If you are anything like me, you hold yourself and others to ridiculously high standards that no one can ever meet. Years ago, perfectionism was respected and admired, but now it is seen for what it is: unhealthy. I have adopted a new way of living: progress, not perfection. As long as I am working on it and trying my best (based on my circumstances), I don’t have to get it just right.
Perfect Isn’t Possible
It is not possible for us to do, think, act, and be perfect all the time. We may excel at some things, but in others, we won’t. Therefore, holding ourselves up to such unattainable goals is counterproductive. When we fall short of that perfection goal line, we feel bad about ourselves, which makes it worse.
I don’t honestly know why we all strive to be perfect 100% of the time, but we do. We want our health to be exemplary, our work flawless, our parenting admirable, and our relationships smooth and easy, but it’s unrealistic to think that way.
Many things affect our ability to be good at something. If I am in pain one day, I may not be as great at my work. If someone is in a bad mood, they may not be that great in their relationship. On any given day, we may be great, or we may be terrible.
It doesn’t matter what we strive to be good at, losing weight, painting, writing, or athletics; we will have good days and bad, and our progress may not even move in a straight line. Accepting that makes it easier. Resisting it will make it harder.
Progress is Enough for Me
The AA program preaches progress, not perfection, as its mantra. Dealing with a challenge like substance abuse is hard enough without heaping on tons of guilt if you fail. The AA founders knew this, which is why they preach progress, not perfection, and I love that!
As part of my coaching services, I have joined a Facebook group for women in relationships. I offer help and support where I can. Recently, I shared a post about how it is so much nicer to be in a relationship with someone in a program working on themselves like I am. I respect Glenn’s commitment to AA and bettering himself. So even if he doesn’t get it all right, at least he is trying, which is enough for me.

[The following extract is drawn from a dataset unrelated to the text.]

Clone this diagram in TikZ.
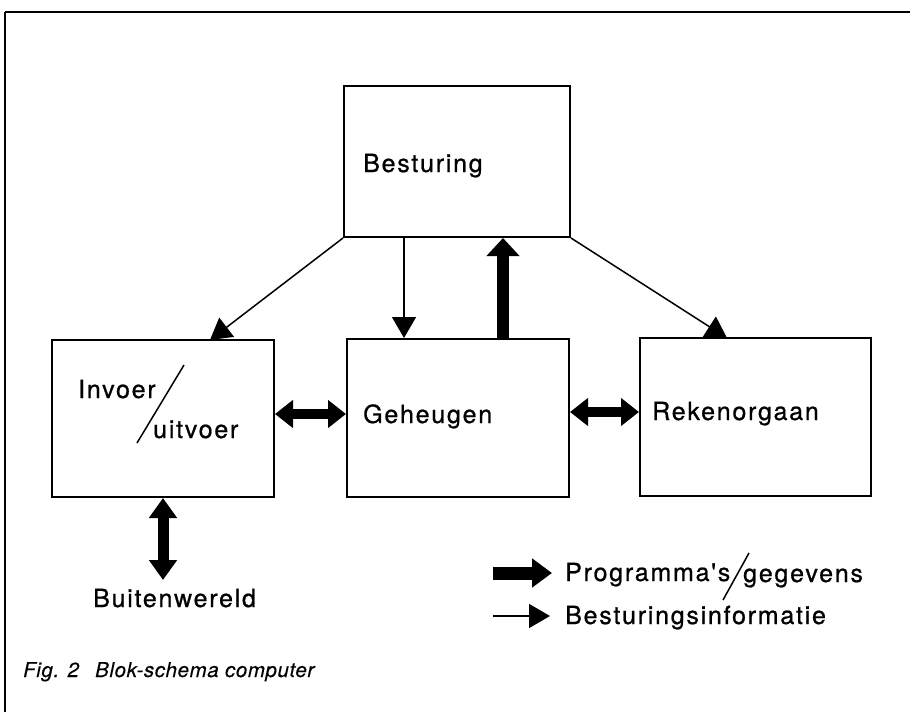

How to Move to a Progress, Not Perfection Mindset
The first step is becoming aware of your thoughts and how often you beat yourself up when you don’t do something perfectly. Mindfulness training and meditation help a lot.
Once you start to hear those little “digs” about not measuring up, you can immediately replace those thoughts with something kinder like “at least I am doing my best” or “I tried, and that is enough.” I find that using the word “yet” helps a lot. For example, “I am not there yet, but I am working on it.”
Changing old habits takes time and effort. But, with practice, you will improve and reach a point where you allow yourself to be what you are without any unnecessary pressure.
How do you practice progress, not perfection?